The defendants seek also certain additions to the finding. One of these is, so far as material, already embodied in the finding, several of the facts sought to be added are immaterial to the issues in the case, and, bearing in mind the distrust which the trial court obviously felt for the defendant Antonio as a witness, the others, with the possible exception hereafter notedj cannot be regarded as admitted or undisputed facts. The defendants seek to have added a statement that when the property was originally purchased the defendant Sebastiana paid the money for it. They seek this change as the basis for a claim that the defendant Antonio held the property after its purchase upon a resulting trust for his wife and the conveyance to her was made in execution of that trust. But if we should admit the right of the defendants to the correction in the finding, the result they claim would not follow. For where a wife pays the consideration for property which the husband takes in his own name, any claim of a resulting trust, in the absence of evidence other than the fact of such payment, is rebutted by the relationship of the parties and the law will presume that she intended a gift. Wilson v. Warner, 89 Conn. 243, 93 Atl. 533; 1 Perry on Trusts & Trustees (7th Ed.) § 143.

That brings us to the decisive question in the case, whether the transfer is to be deemed fraudulent as to the plaintiff, who at the time it was made had only a right to recover damages for a tort and who thereafter reduced his claim to judgment. The scope of our statute, now §§ 6132 and 6133 of the General Statutes, received early consideration and it was then determined that it did not include rights to recover damages in tort, such rights not being intended by the words “debt or duty” used in it; Fox v. Hills, 1 Conn. 295; and this decision has since been followed. DeFeo v. Hindinger, 98 Conn. 578, 582, 120 Atl. 314. Hosmer, J., in a concurring opinion, pointed out in Fox v. Hills that our statute is in terms much narrower than the English statute of Elizabeth and as our Act includes a provision for a severe forfeiture imposed upon all persons guilty of a breach of it, it is highly penal and to be strictly construed. But while a right to recover damages in tort was held not to be within the statute, the court also held that on common-law principles one who at the time a transfer of property is made has a right to recover damages in tort may avoid it as fraudulent, if it is made with intent to defeat a recovery by him; and this principle was reiterated in DeFeo v. Hindinger, supra.
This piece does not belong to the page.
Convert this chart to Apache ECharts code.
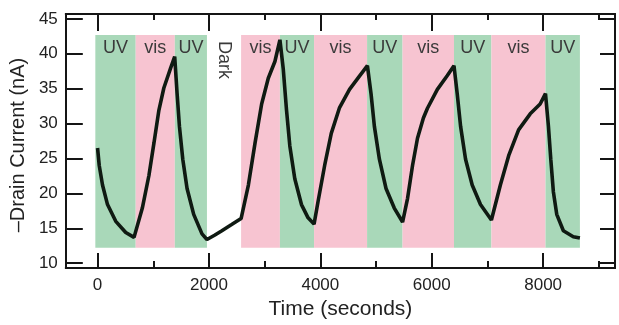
<!DOCTYPE html>
<html>
<head>
<meta charset="utf-8">
<script src="https://cdn.jsdelivr.net/npm/echarts@6/dist/echarts.min.js"></script>
<style>
  html, body { margin: 0; padding: 0; background: #fff; }
  #chart { width: 619px; height: 325px; }
</style>
</head>
<body>
<div id="chart"></div>
<script>
// drain current trace
var times = [
  0, 30, 89, 179, 327, 506, 655, 680,
  804, 923, 1012, 1101, 1190, 1310, 1385,
  1429, 1470, 1530, 1607, 1726, 1875, 1964,
  2100, 2232, 2400, 2577,
  2708, 2827, 2946, 3065, 3184, 3274,
  3333, 3393, 3452, 3541, 3661, 3780, 3887,
  3958, 4077, 4196, 4345, 4524, 4702, 4845,
  4911, 4970, 5060, 5179, 5327, 5476,
  5566, 5655, 5744, 5850, 5923, 6101, 6280, 6399,
  6458, 6518, 6607, 6726, 6875, 7071,
  7232, 7381, 7559, 7768, 7946, 8042,
  8095, 8137, 8184, 8244, 8363, 8541, 8660
]
var current = [
  26.5, 24.0, 21.2, 18.4, 16.0, 14.4, 13.7, 13.5,
  17.9, 22.6, 27.2, 31.9, 35.1, 37.9, 39.6,
  34.2, 29.6, 24.9, 20.7, 17.0, 14.2, 13.4,
  14.0, 14.65, 15.5, 16.4,
  21.2, 27.2, 32.8, 36.5, 38.9, 42.0,
  37.9, 31.9, 26.8, 22.1, 18.4, 16.5, 15.6,
  18.8, 24.0, 28.6, 32.3, 34.9, 36.8, 38.3,
  34.2, 29.6, 24.9, 20.7, 17.9, 15.9,
  19.3, 24.0, 27.9, 30.8, 32.2, 34.9, 36.9, 38.3,
  34.2, 29.6, 24.9, 21.2, 18.4, 16.2,
  21.2, 25.4, 29.1, 31.4, 32.8, 34.3,
  29.6, 24.9, 20.2, 17.0, 14.65, 13.8, 13.6
]

// illumination periods
var bandStart = [-40, 685, 1387, 1964, 2577, 3274, 3887, 4839, 5476, 6399, 7071, 8042]
var bandEnd = [685, 1387, 1964, 2577, 3274, 3887, 4839, 5476, 6399, 7071, 8042, 8660]
var bandKind = ['UV', 'vis', 'UV', 'Dark', 'vis', 'UV', 'vis', 'UV', 'vis', 'UV', 'vis', 'UV']
var bandLow = 12.2
var bandHigh = 42.7

var xTicks = [0, 2000, 4000, 6000, 8000]
var xMinorTicks = [1000, 3000, 5000, 7000, 9000]
var yTicks = [10, 15, 20, 25, 30, 35, 40, 45]

var font = 'Liberation Sans, Arial, sans-serif'
var ink = '#151515'
var bandColors = { UV: '#a9d8b9', vis: '#f7c4d1', Dark: 'rgba(255,255,255,0)' }

function xAx (pos, values, len, withLabels) {
  return {
    type: 'value',
    position: pos,
    min: -570,
    max: 9290,
    name: withLabels ? 'Time (seconds)' : '',
    nameLocation: 'middle',
    nameGap: 29,
    nameTextStyle: { fontSize: 21, color: '#222', fontFamily: font },
    axisLine: { show: true, onZero: false, lineStyle: { color: ink, width: 2 } },
    axisTick: { show: true, inside: true, length: len, customValues: values, lineStyle: { color: ink, width: 2 } },
    axisLabel: withLabels
      ? { show: true, customValues: values, fontSize: 17, color: '#222', margin: 9, fontFamily: font,
          formatter: function (v) { return String(v) } }
      : { show: false },
    splitLine: { show: false }
  }
}

function yAx (pos, len, withLabels) {
  return {
    type: 'value',
    position: pos,
    min: 9.3,
    max: 45.7,
    name: withLabels ? '\u2013Drain Current (nA)' : '',
    nameLocation: 'middle',
    nameGap: 34,
    nameTextStyle: { fontSize: 20, color: '#222', fontFamily: font, padding: [0, 8, 0, 0] },
    axisLine: { show: true, onZero: false, lineStyle: { color: ink, width: 2 } },
    axisTick: { show: true, inside: true, length: len, customValues: yTicks, lineStyle: { color: ink, width: 2 } },
    axisLabel: withLabels
      ? { show: true, customValues: yTicks, fontSize: 17, color: '#222', margin: 8, fontFamily: font }
      : { show: false },
    splitLine: { show: false }
  }
}

var areas = bandKind.map(function (kind, i) {
  var label = {
    show: true,
    position: 'insideTop',
    distance: 4,
    fontSize: 18,
    color: '#3a3a3a',
    fontFamily: font,
    formatter: function (p) { return p.name }
  }
  if (kind === 'Dark') {
    label.rotate = -90
    label.align = 'left'
    label.verticalAlign = 'middle'
    label.distance = 6
  }
  return [
    { name: kind, xAxis: bandStart[i], yAxis: bandHigh, itemStyle: { color: bandColors[kind] }, label: label },
    { xAxis: bandEnd[i], yAxis: bandLow }
  ]
})

var chart = echarts.init(document.getElementById('chart'))
chart.setOption({
  animation: false,
  grid: { left: 64, right: 4, top: 14, bottom: 50 },
  xAxis: [
    xAx('bottom', xTicks, 15, true),
    xAx('bottom', xMinorTicks, 7, false),
    xAx('top', xTicks, 17, false),
    xAx('top', xMinorTicks, 6, false)
  ],
  yAxis: [
    yAx('left', 17, true),
    yAx('right', 15, false)
  ],
  series: [{
    type: 'line',
    data: times.map(function (t, i) { return [t, current[i]] }),
    showSymbol: false,
    lineStyle: { color: '#0f1a12', width: 3.6 },
    z: 5,
    markArea: {
      silent: true,
      data: areas
    }
  }]
})
</script>
</body>
</html>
This is a recognition of the fact that statutes as to fraudulent conveyances are enacted in recognition of an underlying common-law principle. Fox v. Hills was an early illustration of Bigelow’s statement: “It is believed that upon this evidence one cannot go far wrong in asserting that where the statute, liberally interpreted, fails, a remedy still exists by the common law ‘as now understood,’ in the language of Lord Mansfield, whether by a suit at law or in equity, for every case of ‘endeavor to alter rights by wrongfully evading the law in a matter to which the person to be wronged is not a party.’ ” Bigelow on Fraudulent Conveyances (Knowlton’s Ed.) p. 17. The recognition of this principle helps to bring our law into accord with that of most of the other States, as well as that of England, where statutes against fraudulent conveyances are held to include rights to recover damages in tort. 27 Corpus Juris, 476. The trial court was therefore right in holding that the transfer of the property by the defendant Antonio to his wife was voidable at the suit of the plaintiff.

There is no error.

In this opinion the other judges concurred.